Une ville au coeur du territoire revendiqué par les indépendantistes du Front Polisario depuis 1976.
En pleine polémique, l’équipe du Maroc de futsal remporte la compétition face à l’Egypte.

Un pied de nez à l’Algérie, soutien du Front Polisario englué dans la révolte du hirak, et à l’Afrique du sud, son ennemi footballistique sur le continent, qui boycotte la compétition.
L’amélioration des infrastructures et de la gestion économique (création d’une DNCG) se voit également dans les clubs :

En 2020, 4 équipes marocaines figuraient en demi-finales de la Ligue des Champions africaine et de la Coupe de la confédération.
Mais malgré ses efforts, le Maroc a pu mesurer le chemin à parcourir lors de sa candidature à l’organisation de la Coupe du Monde 2026.

Défait de 80 voix, c’est surtout le soutien du Lesotho, du Zimbabwe, du Botswana, de la Namibie et du Mozambique aux Etats-Unis qui passe mal.
Un manque de stature? Peut-être. Mais Mohammed VI a une arme : le temps long.

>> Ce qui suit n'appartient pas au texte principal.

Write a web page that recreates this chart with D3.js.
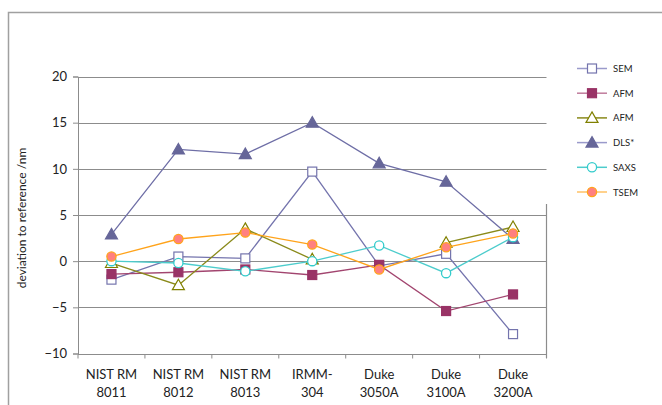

Non soumis aux aléas des élections, le monarque peut se permettre de lancer des politiques de développement sur plusieurs décennies, comme sa stratégie écologique « Génération Green 2020-2030 ».
Ce n’est donc pas un hasard si le Maroc a relancé l’idée d’une candidature pour le Mondial 2030, avec l’Espagne et le Portugal.

Et même si l’idée semble avoir du plomb dans l’aile, il est probable que tant d’évolutions finissent par convaincre que l’heure du Maroc est venue.
Il pourra quoi qu’il arrive compter sur un acteur de poids pour concevoir la future diplomatie du football du royaume :

Moulay El Hassan, le fils du roi, fan revendiqué du Barça et de Messi, qui avait lui-même remis à Iker Casillas le trophée du Mondial des Clubs, en 2014.